# START OF Records for the exercise

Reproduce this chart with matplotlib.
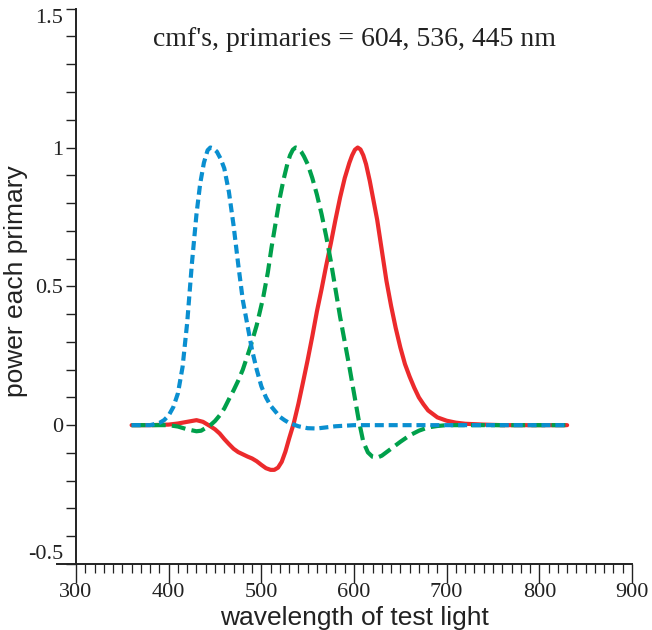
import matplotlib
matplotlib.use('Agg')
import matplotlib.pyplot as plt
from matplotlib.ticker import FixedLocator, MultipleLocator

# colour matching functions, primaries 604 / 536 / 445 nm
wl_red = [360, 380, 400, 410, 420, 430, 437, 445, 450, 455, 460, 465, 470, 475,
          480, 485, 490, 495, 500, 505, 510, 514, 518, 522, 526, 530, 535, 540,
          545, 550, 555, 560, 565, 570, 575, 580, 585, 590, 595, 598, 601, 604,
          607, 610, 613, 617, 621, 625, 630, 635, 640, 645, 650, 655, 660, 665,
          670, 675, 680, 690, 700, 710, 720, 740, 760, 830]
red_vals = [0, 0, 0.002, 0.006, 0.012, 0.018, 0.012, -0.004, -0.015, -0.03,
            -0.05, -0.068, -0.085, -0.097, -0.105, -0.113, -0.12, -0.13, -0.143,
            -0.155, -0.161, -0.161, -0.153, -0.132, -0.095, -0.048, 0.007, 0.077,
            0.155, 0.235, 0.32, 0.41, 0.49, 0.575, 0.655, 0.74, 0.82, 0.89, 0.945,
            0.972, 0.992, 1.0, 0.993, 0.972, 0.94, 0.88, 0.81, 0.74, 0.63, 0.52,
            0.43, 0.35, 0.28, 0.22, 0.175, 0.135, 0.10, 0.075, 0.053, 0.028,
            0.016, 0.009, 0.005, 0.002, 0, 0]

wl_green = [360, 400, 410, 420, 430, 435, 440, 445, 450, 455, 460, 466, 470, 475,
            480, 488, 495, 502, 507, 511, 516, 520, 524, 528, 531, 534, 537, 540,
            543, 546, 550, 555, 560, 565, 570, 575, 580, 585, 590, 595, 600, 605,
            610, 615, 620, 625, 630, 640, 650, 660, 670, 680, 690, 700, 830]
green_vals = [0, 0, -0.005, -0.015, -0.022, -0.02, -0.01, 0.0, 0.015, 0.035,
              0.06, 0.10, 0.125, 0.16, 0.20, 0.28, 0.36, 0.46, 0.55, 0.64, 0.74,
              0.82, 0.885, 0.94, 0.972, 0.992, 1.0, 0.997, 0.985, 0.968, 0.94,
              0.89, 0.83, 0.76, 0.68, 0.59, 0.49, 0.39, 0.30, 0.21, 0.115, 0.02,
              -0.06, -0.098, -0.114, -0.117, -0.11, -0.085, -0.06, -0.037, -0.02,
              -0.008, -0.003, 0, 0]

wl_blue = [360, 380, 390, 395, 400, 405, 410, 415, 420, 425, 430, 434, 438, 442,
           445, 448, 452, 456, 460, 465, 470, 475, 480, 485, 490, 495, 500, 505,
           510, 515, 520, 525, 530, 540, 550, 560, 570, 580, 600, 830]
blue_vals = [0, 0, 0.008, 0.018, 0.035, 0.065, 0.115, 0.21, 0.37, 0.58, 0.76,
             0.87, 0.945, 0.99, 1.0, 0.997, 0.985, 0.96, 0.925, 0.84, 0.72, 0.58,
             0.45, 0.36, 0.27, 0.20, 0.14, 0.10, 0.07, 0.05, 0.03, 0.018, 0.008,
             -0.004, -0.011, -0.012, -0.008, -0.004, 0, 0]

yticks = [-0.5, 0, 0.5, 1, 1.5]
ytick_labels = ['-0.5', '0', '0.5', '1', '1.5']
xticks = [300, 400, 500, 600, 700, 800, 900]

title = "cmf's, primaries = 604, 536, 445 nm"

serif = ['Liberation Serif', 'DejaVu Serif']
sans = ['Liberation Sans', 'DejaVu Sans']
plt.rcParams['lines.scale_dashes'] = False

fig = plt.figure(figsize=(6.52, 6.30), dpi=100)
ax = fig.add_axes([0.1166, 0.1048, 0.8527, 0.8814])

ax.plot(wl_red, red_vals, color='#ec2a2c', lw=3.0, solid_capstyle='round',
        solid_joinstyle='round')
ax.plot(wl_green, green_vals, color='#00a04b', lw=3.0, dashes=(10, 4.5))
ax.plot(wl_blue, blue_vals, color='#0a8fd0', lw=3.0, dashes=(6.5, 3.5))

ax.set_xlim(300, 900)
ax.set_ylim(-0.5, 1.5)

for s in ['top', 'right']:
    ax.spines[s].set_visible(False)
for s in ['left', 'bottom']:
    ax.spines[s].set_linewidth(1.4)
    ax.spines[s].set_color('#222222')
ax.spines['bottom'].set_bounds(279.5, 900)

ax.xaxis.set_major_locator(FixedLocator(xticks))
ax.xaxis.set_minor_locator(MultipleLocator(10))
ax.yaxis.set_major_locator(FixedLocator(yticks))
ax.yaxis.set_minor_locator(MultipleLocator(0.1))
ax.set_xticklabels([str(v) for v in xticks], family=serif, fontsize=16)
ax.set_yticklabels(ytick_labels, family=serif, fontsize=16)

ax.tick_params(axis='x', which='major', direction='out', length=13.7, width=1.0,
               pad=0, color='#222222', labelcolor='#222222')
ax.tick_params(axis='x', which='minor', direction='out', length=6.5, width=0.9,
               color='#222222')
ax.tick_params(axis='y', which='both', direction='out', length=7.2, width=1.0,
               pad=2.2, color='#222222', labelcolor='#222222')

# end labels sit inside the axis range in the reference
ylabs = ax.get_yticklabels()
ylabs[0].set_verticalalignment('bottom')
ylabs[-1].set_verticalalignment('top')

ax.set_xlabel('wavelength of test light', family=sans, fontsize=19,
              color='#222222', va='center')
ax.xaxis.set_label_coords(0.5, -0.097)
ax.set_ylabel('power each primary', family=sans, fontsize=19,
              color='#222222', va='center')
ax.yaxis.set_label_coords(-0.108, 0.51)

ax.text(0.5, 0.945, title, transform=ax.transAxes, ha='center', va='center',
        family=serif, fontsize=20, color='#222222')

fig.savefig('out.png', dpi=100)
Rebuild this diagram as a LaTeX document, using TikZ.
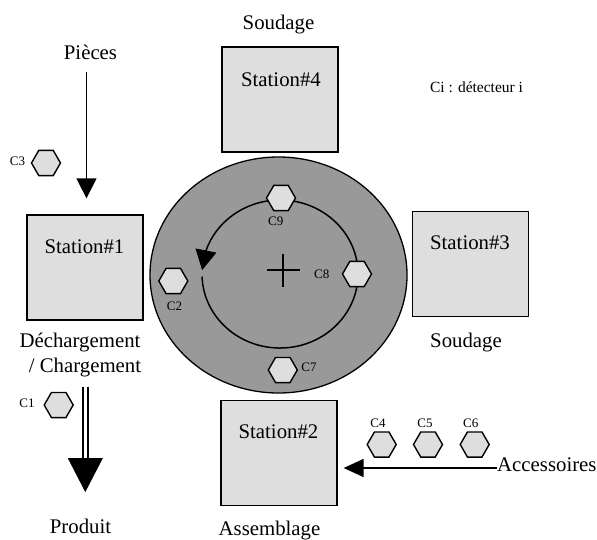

# END OF Records for the exercise

Brief:
Leave out all images, then reproduce the entries above exactly.

The result:
Reproduce this chart with matplotlib.
import matplotlib
matplotlib.use('Agg')
import matplotlib.pyplot as plt
from matplotlib.ticker import FixedLocator, MultipleLocator

# colour matching functions, primaries 604 / 536 / 445 nm
wl_red = [360, 380, 400, 410, 420, 430, 437, 445, 450, 455, 460, 465, 470, 475,
          480, 485, 490, 495, 500, 505, 510, 514, 518, 522, 526, 530, 535, 540,
          545, 550, 555, 560, 565, 570, 575, 580, 585, 590, 595, 598, 601, 604,
          607, 610, 613, 617, 621, 625, 630, 635, 640, 645, 650, 655, 660, 665,
          670, 675, 680, 690, 700, 710, 720, 740, 760, 830]
red_vals = [0, 0, 0.002, 0.006, 0.012, 0.018, 0.012, -0.004, -0.015, -0.03,
            -0.05, -0.068, -0.085, -0.097, -0.105, -0.113, -0.12, -0.13, -0.143,
            -0.155, -0.161, -0.161, -0.153, -0.132, -0.095, -0.048, 0.007, 0.077,
            0.155, 0.235, 0.32, 0.41, 0.49, 0.575, 0.655, 0.74, 0.82, 0.89, 0.945,
            0.972, 0.992, 1.0, 0.993, 0.972, 0.94, 0.88, 0.81, 0.74, 0.63, 0.52,
            0.43, 0.35, 0.28, 0.22, 0.175, 0.135, 0.10, 0.075, 0.053, 0.028,
            0.016, 0.009, 0.005, 0.002, 0, 0]

wl_green = [360, 400, 410, 420, 430, 435, 440, 445, 450, 455, 460, 466, 470, 475,
            480, 488, 495, 502, 507, 511, 516, 520, 524, 528, 531, 534, 537, 540,
            543, 546, 550, 555, 560, 565, 570, 575, 580, 585, 590, 595, 600, 605,
            610, 615, 620, 625, 630, 640, 650, 660, 670, 680, 690, 700, 830]
green_vals = [0, 0, -0.005, -0.015, -0.022, -0.02, -0.01, 0.0, 0.015, 0.035,
              0.06, 0.10, 0.125, 0.16, 0.20, 0.28, 0.36, 0.46, 0.55, 0.64, 0.74,
              0.82, 0.885, 0.94, 0.972, 0.992, 1.0, 0.997, 0.985, 0.968, 0.94,
              0.89, 0.83, 0.76, 0.68, 0.59, 0.49, 0.39, 0.30, 0.21, 0.115, 0.02,
              -0.06, -0.098, -0.114, -0.117, -0.11, -0.085, -0.06, -0.037, -0.02,
              -0.008, -0.003, 0, 0]

wl_blue = [360, 380, 390, 395, 400, 405, 410, 415, 420, 425, 430, 434, 438, 442,
           445, 448, 452, 456, 460, 465, 470, 475, 480, 485, 490, 495, 500, 505,
           510, 515, 520, 525, 530, 540, 550, 560, 570, 580, 600, 830]
blue_vals = [0, 0, 0.008, 0.018, 0.035, 0.065, 0.115, 0.21, 0.37, 0.58, 0.76,
             0.87, 0.945, 0.99, 1.0, 0.997, 0.985, 0.96, 0.925, 0.84, 0.72, 0.58,
             0.45, 0.36, 0.27, 0.20, 0.14, 0.10, 0.07, 0.05, 0.03, 0.018, 0.008,
             -0.004, -0.011, -0.012, -0.008, -0.004, 0, 0]

yticks = [-0.5, 0, 0.5, 1, 1.5]
ytick_labels = ['-0.5', '0', '0.5', '1', '1.5']
xticks = [300, 400, 500, 600, 700, 800, 900]

title = "cmf's, primaries = 604, 536, 445 nm"

serif = ['Liberation Serif', 'DejaVu Serif']
sans = ['Liberation Sans', 'DejaVu Sans']
plt.rcParams['lines.scale_dashes'] = False

fig = plt.figure(figsize=(6.52, 6.30), dpi=100)
ax = fig.add_axes([0.1166, 0.1048, 0.8527, 0.8814])

ax.plot(wl_red, red_vals, color='#ec2a2c', lw=3.0, solid_capstyle='round',
        solid_joinstyle='round')
ax.plot(wl_green, green_vals, color='#00a04b', lw=3.0, dashes=(10, 4.5))
ax.plot(wl_blue, blue_vals, color='#0a8fd0', lw=3.0, dashes=(6.5, 3.5))

ax.set_xlim(300, 900)
ax.set_ylim(-0.5, 1.5)

for s in ['top', 'right']:
    ax.spines[s].set_visible(False)
for s in ['left', 'bottom']:
    ax.spines[s].set_linewidth(1.4)
    ax.spines[s].set_color('#222222')
ax.spines['bottom'].set_bounds(279.5, 900)

ax.xaxis.set_major_locator(FixedLocator(xticks))
ax.xaxis.set_minor_locator(MultipleLocator(10))
ax.yaxis.set_major_locator(FixedLocator(yticks))
ax.yaxis.set_minor_locator(MultipleLocator(0.1))
ax.set_xticklabels([str(v) for v in xticks], family=serif, fontsize=16)
ax.set_yticklabels(ytick_labels, family=serif, fontsize=16)

ax.tick_params(axis='x', which='major', direction='out', length=13.7, width=1.0,
               pad=0, color='#222222', labelcolor='#222222')
ax.tick_params(axis='x', which='minor', direction='out', length=6.5, width=0.9,
               color='#222222')
ax.tick_params(axis='y', which='both', direction='out', length=7.2, width=1.0,
               pad=2.2, color='#222222', labelcolor='#222222')

# end labels sit inside the axis range in the reference
ylabs = ax.get_yticklabels()
ylabs[0].set_verticalalignment('bottom')
ylabs[-1].set_verticalalignment('top')

ax.set_xlabel('wavelength of test light', family=sans, fontsize=19,
              color='#222222', va='center')
ax.xaxis.set_label_coords(0.5, -0.097)
ax.set_ylabel('power each primary', family=sans, fontsize=19,
              color='#222222', va='center')
ax.yaxis.set_label_coords(-0.108, 0.51)

ax.text(0.5, 0.945, title, transform=ax.transAxes, ha='center', va='center',
        family=serif, fontsize=20, color='#222222')

fig.savefig('out.png', dpi=100)
Rebuild this diagram as a LaTeX document, using TikZ.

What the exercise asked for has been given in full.